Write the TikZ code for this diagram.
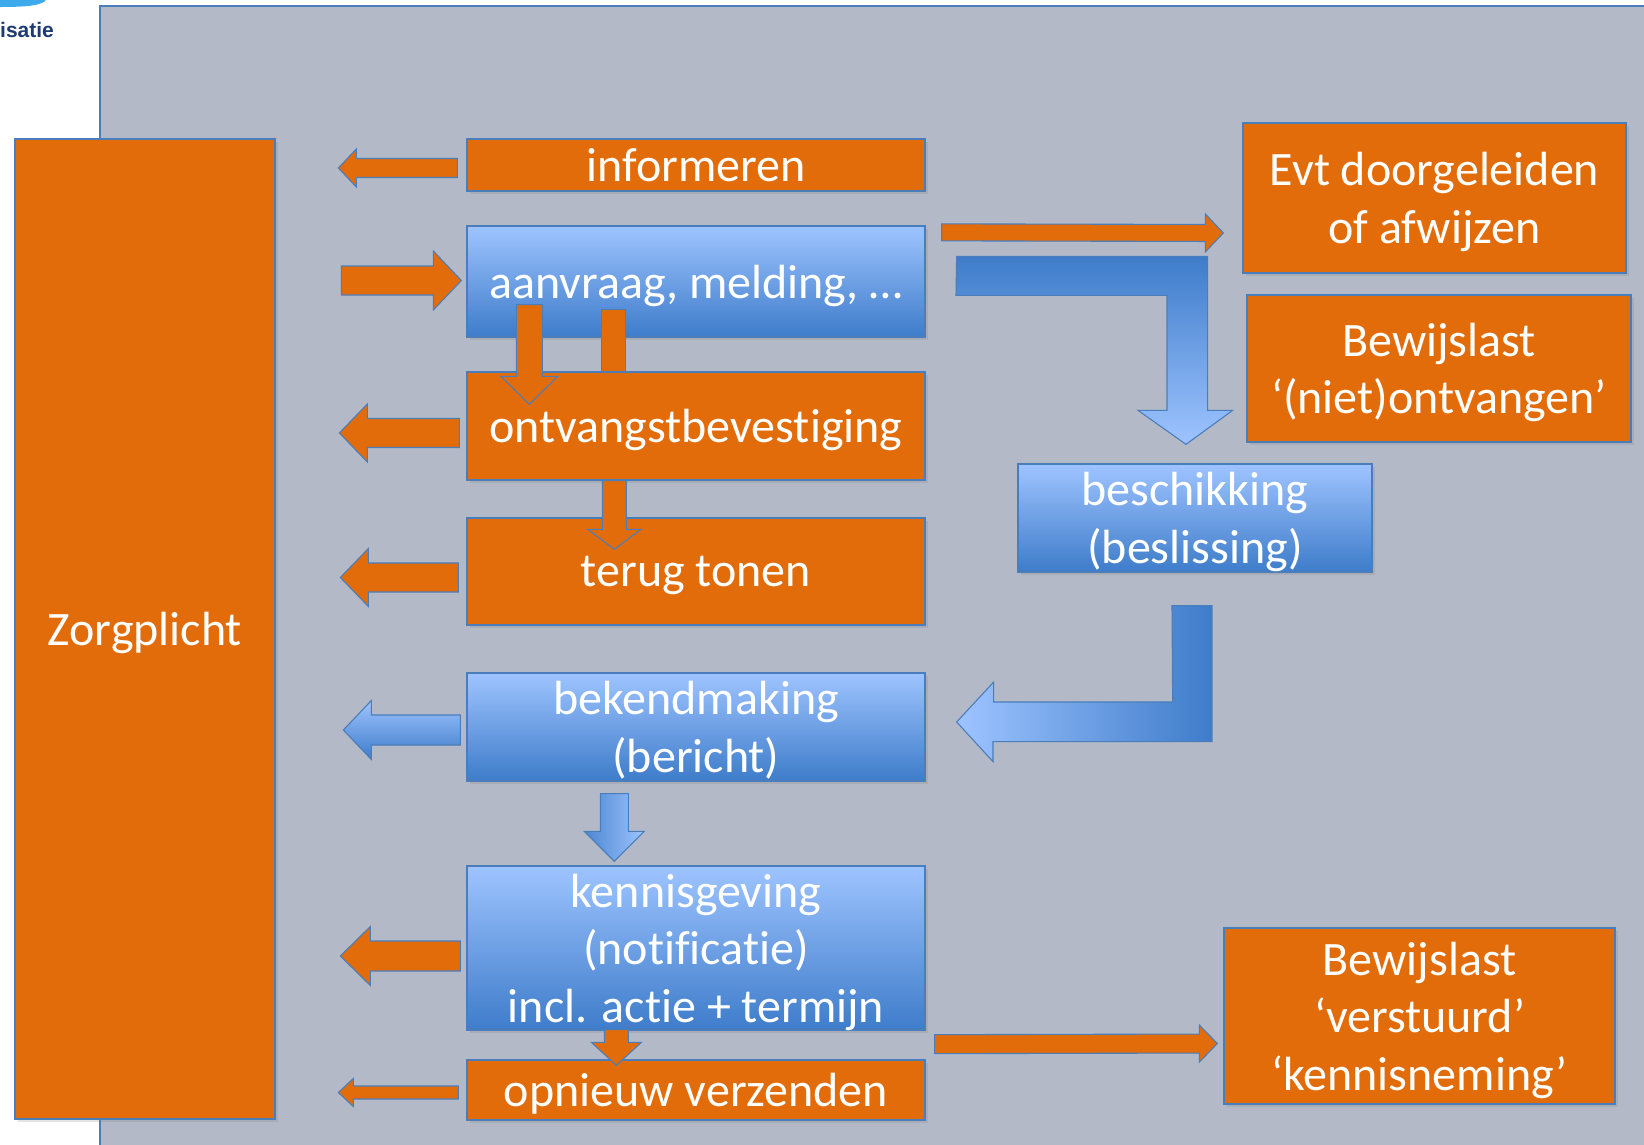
\documentclass[tikz,border=0pt]{standalone}
\usepackage{fontspec}
\setmainfont{Carlito}[Ligatures=NoCommon]
\newfontfamily\logofont{Liberation Sans}
\usetikzlibrary{calc,shadows}
\definecolor{orng}{RGB}{227,108,10}
\definecolor{bline}{RGB}{74,126,187}
\definecolor{blight}{RGB}{158,196,255}
\definecolor{bdark}{RGB}{62,124,202}
\definecolor{panel}{RGB}{179,185,199}
\definecolor{logoblue}{RGB}{60,170,235}
\definecolor{logotext}{RGB}{30,60,115}
% block arrow: #1 style, #2 tail centre, #3 tip, #4 shaft half width, #5 head half width, #6 head length
\newcommand\blockarr[6]{%
  \coordinate (ba-a) at #2;
  \coordinate (ba-b) at #3;
  \coordinate (ba-c) at ($(ba-b)!#6!(ba-a)$);
  \path[#1] ($(ba-a)!#4!90:(ba-b)$) -- ($(ba-c)!#4!90:(ba-b)$) -- ($(ba-c)!#5!90:(ba-b)$)
    -- (ba-b) -- ($(ba-c)!#5!-90:(ba-b)$) -- ($(ba-c)!#4!-90:(ba-b)$) -- ($(ba-a)!#4!-90:(ba-b)$) -- cycle;}
\begin{document}
\begin{tikzpicture}[x=1pt,y=-1pt,
  box/.style={draw=bline, line width=1.3pt, text=white, align=center, inner sep=0pt,
    text depth=0pt, font=\fontsize{48}{57.5}\selectfont,
    drop shadow={shadow xshift=3pt, shadow yshift=-3pt, opacity=0.22}},
  obox/.style={box, fill=orng},
  bbox/.style={box, top color=blight, bottom color=bdark},
  oarrow/.style={fill=orng, draw=bline, line width=1.1pt},
  barrow/.style={draw=bline, line width=1.1pt, top color=blight, bottom color=bdark}]
\useasboundingbox (0,0) rectangle (1644,1144);
\fill[white] (0,0) rectangle (1644,1144);
% logo fragment
\fill[logoblue] (0,0) -- (46,0) .. controls (42,5) and (30,7) .. (0,7) -- cycle;
\node[anchor=base west, inner sep=0pt, text=logotext, font=\logofont\bfseries\fontsize{21}{24}\selectfont] (logo) at (0,37) {isatie};
% panel
\fill[panel] (100,6) rectangle (1650,1150);
\draw[bline, line width=1.5pt] (100,1150) -- (100,6) -- (1650,6);
% boxes
\node[obox, minimum width=260pt, minimum height=980pt] (zorg) at (145,629) {Zorgplicht};
\node[obox, minimum width=458pt, minimum height=52pt] (inf) at (696,165) {informeren};
\node[bbox, minimum width=458pt, minimum height=111pt] (aan) at (696,281.5) {aanvraag, melding, …};
\node[obox, minimum width=458pt, minimum height=108pt] (ontv) at (696,426) {ontvangstbevestiging};
\node[obox, minimum width=458pt, minimum height=107pt] (terug) at (696,571.5) {terug tonen};
\node[bbox, minimum width=458pt, minimum height=108pt] (bek) at (696,727) {bekendmaking\\(bericht)};
\node[bbox, minimum width=458pt, minimum height=164pt] (ken) at (696,948) {kennisgeving\\(notificatie)\\incl. actie + termijn};
\node[obox, minimum width=458pt, minimum height=60pt] (opn) at (696,1090) {opnieuw verzenden};
\node[obox, minimum width=383pt, minimum height=150pt] (evt) at (1434.5,198) {Evt doorgeleiden\\of afwijzen};
\node[obox, minimum width=384pt, minimum height=147pt] (bew1) at (1439,368.5) {Bewijslast\\‘(niet)ontvangen’};
\node[bbox, minimum width=354pt, minimum height=108pt] (besch) at (1195,518) {beschikking\\(beslissing)};
\node[obox, minimum width=391pt, minimum height=176pt] (bew2) at (1419.5,1016) {Bewijslast\\‘verstuurd’\\‘kennisneming’};
% orange arrows
\blockarr{oarrow}{($(inf.west)+(-9,3)$)}{($(inf.west)+(-128,3)$)}{9.5pt}{19pt}{18pt}
\blockarr{oarrow}{($(aan.west)+(-125,-1)$)}{($(aan.west)+(-5,-1)$)}{14.5pt}{29.5pt}{28pt}
\path[oarrow] ($(aan.south west)+(135,-28)$) rectangle ($(ontv.north west)+(159,0)$);
\blockarr{oarrow}{($(aan.south west)+(63,-33)$)}{($(ontv.north west)+(63,33)$)}{13pt}{28.5pt}{28pt}
\blockarr{oarrow}{($(ontv.south west)+(148,0)$)}{($(terug.north west)+(148,32)$)}{12pt}{26.5pt}{20pt}
\blockarr{oarrow}{($(ontv.west)+(-7,7)$)}{($(ontv.west)+(-127,7)$)}{14.5pt}{29pt}{28pt}
\blockarr{oarrow}{($(terug.west)+(-8,6)$)}{($(terug.west)+(-126,6)$)}{14.5pt}{29pt}{28pt}
\blockarr{oarrow}{($(ken.west)+(-6,8)$)}{($(ken.west)+(-126,8)$)}{15pt}{29.5pt}{30pt}
\blockarr{oarrow}{($(ken.south west)+(150,-1)$)}{($(opn.north west)+(150,6)$)}{12pt}{25pt}{23pt}
\blockarr{oarrow}{($(opn.west)+(-8,2.5)$)}{($(opn.west)+(-128,2.5)$)}{6.5pt}{14pt}{15pt}
\blockarr{oarrow}{($(ken.south east)+(9,13.5)$)}{($(bew2.west)+(-6,27.5)$)}{9.5pt}{18.5pt}{18pt}
\blockarr{oarrow}{($(aan.north east)+(16,7)$)}{($(evt.west)+(-19,35)$)}{8.5pt}{19pt}{18pt}
% blue arrows
\blockarr{barrow}{($(bek.west)+(-6,3)$)}{($(bek.west)+(-123,3)$)}{15pt}{29.5pt}{28pt}
\blockarr{draw=bline, line width=1.1pt, left color=bdark!85!blight, right color=blight}{($(bek.south west)+(148,12)$)}{($(ken.north west)+(148,-4)$)}{14pt}{30pt}{30pt}
\coordinate (l1s) at ($(aan.north east)+(31,31)$);
\coordinate (l1t) at ($(besch.north)+(-9,-19)$);
\path[draw=bline, line width=1.1pt, top color=bdark, bottom color=blight]
  (l1s) -- ++(251,0) -- ++(0,154) -- ++(25,0) -- (l1t) -- ++(-48,-34) -- ++(29,0) -- ++(0,-115) -- ++(-211,0) -- cycle;
\coordinate (l2s) at ($(besch.south)+(-23,33)$);
\coordinate (l2t) at ($(bek.east)+(31,-5)$);
\path[draw=bline, line width=1.1pt, left color=blight, right color=bdark]
  (l2s) -- ++(40,0) -- ++(0,136) -- ++(-219,0) -- ++(0,20) -- (l2t) -- ++(37,-40) -- ++(0,20) -- ++(179,0) -- cycle;
\end{tikzpicture}
\end{document}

━━━━━━

### SHORT PROBLEM
Transcribe the material exactly, and leave out whatever pictures it holds.

### FINISHED EXERCISE
Write the TikZ code for this diagram.
\documentclass[tikz,border=0pt]{standalone}
\usepackage{fontspec}
\setmainfont{Carlito}[Ligatures=NoCommon]
\newfontfamily\logofont{Liberation Sans}
\usetikzlibrary{calc,shadows}
\definecolor{orng}{RGB}{227,108,10}
\definecolor{bline}{RGB}{74,126,187}
\definecolor{blight}{RGB}{158,196,255}
\definecolor{bdark}{RGB}{62,124,202}
\definecolor{panel}{RGB}{179,185,199}
\definecolor{logoblue}{RGB}{60,170,235}
\definecolor{logotext}{RGB}{30,60,115}
% block arrow: #1 style, #2 tail centre, #3 tip, #4 shaft half width, #5 head half width, #6 head length
\newcommand\blockarr[6]{%
  \coordinate (ba-a) at #2;
  \coordinate (ba-b) at #3;
  \coordinate (ba-c) at ($(ba-b)!#6!(ba-a)$);
  \path[#1] ($(ba-a)!#4!90:(ba-b)$) -- ($(ba-c)!#4!90:(ba-b)$) -- ($(ba-c)!#5!90:(ba-b)$)
    -- (ba-b) -- ($(ba-c)!#5!-90:(ba-b)$) -- ($(ba-c)!#4!-90:(ba-b)$) -- ($(ba-a)!#4!-90:(ba-b)$) -- cycle;}
\begin{document}
\begin{tikzpicture}[x=1pt,y=-1pt,
  box/.style={draw=bline, line width=1.3pt, text=white, align=center, inner sep=0pt,
    text depth=0pt, font=\fontsize{48}{57.5}\selectfont,
    drop shadow={shadow xshift=3pt, shadow yshift=-3pt, opacity=0.22}},
  obox/.style={box, fill=orng},
  bbox/.style={box, top color=blight, bottom color=bdark},
  oarrow/.style={fill=orng, draw=bline, line width=1.1pt},
  barrow/.style={draw=bline, line width=1.1pt, top color=blight, bottom color=bdark}]
\useasboundingbox (0,0) rectangle (1644,1144);
\fill[white] (0,0) rectangle (1644,1144);
% logo fragment
\fill[logoblue] (0,0) -- (46,0) .. controls (42,5) and (30,7) .. (0,7) -- cycle;
\node[anchor=base west, inner sep=0pt, text=logotext, font=\logofont\bfseries\fontsize{21}{24}\selectfont] (logo) at (0,37) {isatie};
% panel
\fill[panel] (100,6) rectangle (1650,1150);
\draw[bline, line width=1.5pt] (100,1150) -- (100,6) -- (1650,6);
% boxes
\node[obox, minimum width=260pt, minimum height=980pt] (zorg) at (145,629) {Zorgplicht};
\node[obox, minimum width=458pt, minimum height=52pt] (inf) at (696,165) {informeren};
\node[bbox, minimum width=458pt, minimum height=111pt] (aan) at (696,281.5) {aanvraag, melding, …};
\node[obox, minimum width=458pt, minimum height=108pt] (ontv) at (696,426) {ontvangstbevestiging};
\node[obox, minimum width=458pt, minimum height=107pt] (terug) at (696,571.5) {terug tonen};
\node[bbox, minimum width=458pt, minimum height=108pt] (bek) at (696,727) {bekendmaking\\(bericht)};
\node[bbox, minimum width=458pt, minimum height=164pt] (ken) at (696,948) {kennisgeving\\(notificatie)\\incl. actie + termijn};
\node[obox, minimum width=458pt, minimum height=60pt] (opn) at (696,1090) {opnieuw verzenden};
\node[obox, minimum width=383pt, minimum height=150pt] (evt) at (1434.5,198) {Evt doorgeleiden\\of afwijzen};
\node[obox, minimum width=384pt, minimum height=147pt] (bew1) at (1439,368.5) {Bewijslast\\‘(niet)ontvangen’};
\node[bbox, minimum width=354pt, minimum height=108pt] (besch) at (1195,518) {beschikking\\(beslissing)};
\node[obox, minimum width=391pt, minimum height=176pt] (bew2) at (1419.5,1016) {Bewijslast\\‘verstuurd’\\‘kennisneming’};
% orange arrows
\blockarr{oarrow}{($(inf.west)+(-9,3)$)}{($(inf.west)+(-128,3)$)}{9.5pt}{19pt}{18pt}
\blockarr{oarrow}{($(aan.west)+(-125,-1)$)}{($(aan.west)+(-5,-1)$)}{14.5pt}{29.5pt}{28pt}
\path[oarrow] ($(aan.south west)+(135,-28)$) rectangle ($(ontv.north west)+(159,0)$);
\blockarr{oarrow}{($(aan.south west)+(63,-33)$)}{($(ontv.north west)+(63,33)$)}{13pt}{28.5pt}{28pt}
\blockarr{oarrow}{($(ontv.south west)+(148,0)$)}{($(terug.north west)+(148,32)$)}{12pt}{26.5pt}{20pt}
\blockarr{oarrow}{($(ontv.west)+(-7,7)$)}{($(ontv.west)+(-127,7)$)}{14.5pt}{29pt}{28pt}
\blockarr{oarrow}{($(terug.west)+(-8,6)$)}{($(terug.west)+(-126,6)$)}{14.5pt}{29pt}{28pt}
\blockarr{oarrow}{($(ken.west)+(-6,8)$)}{($(ken.west)+(-126,8)$)}{15pt}{29.5pt}{30pt}
\blockarr{oarrow}{($(ken.south west)+(150,-1)$)}{($(opn.north west)+(150,6)$)}{12pt}{25pt}{23pt}
\blockarr{oarrow}{($(opn.west)+(-8,2.5)$)}{($(opn.west)+(-128,2.5)$)}{6.5pt}{14pt}{15pt}
\blockarr{oarrow}{($(ken.south east)+(9,13.5)$)}{($(bew2.west)+(-6,27.5)$)}{9.5pt}{18.5pt}{18pt}
\blockarr{oarrow}{($(aan.north east)+(16,7)$)}{($(evt.west)+(-19,35)$)}{8.5pt}{19pt}{18pt}
% blue arrows
\blockarr{barrow}{($(bek.west)+(-6,3)$)}{($(bek.west)+(-123,3)$)}{15pt}{29.5pt}{28pt}
\blockarr{draw=bline, line width=1.1pt, left color=bdark!85!blight, right color=blight}{($(bek.south west)+(148,12)$)}{($(ken.north west)+(148,-4)$)}{14pt}{30pt}{30pt}
\coordinate (l1s) at ($(aan.north east)+(31,31)$);
\coordinate (l1t) at ($(besch.north)+(-9,-19)$);
\path[draw=bline, line width=1.1pt, top color=bdark, bottom color=blight]
  (l1s) -- ++(251,0) -- ++(0,154) -- ++(25,0) -- (l1t) -- ++(-48,-34) -- ++(29,0) -- ++(0,-115) -- ++(-211,0) -- cycle;
\coordinate (l2s) at ($(besch.south)+(-23,33)$);
\coordinate (l2t) at ($(bek.east)+(31,-5)$);
\path[draw=bline, line width=1.1pt, left color=blight, right color=bdark]
  (l2s) -- ++(40,0) -- ++(0,136) -- ++(-219,0) -- ++(0,20) -- (l2t) -- ++(37,-40) -- ++(0,20) -- ++(179,0) -- cycle;
\end{tikzpicture}
\end{document}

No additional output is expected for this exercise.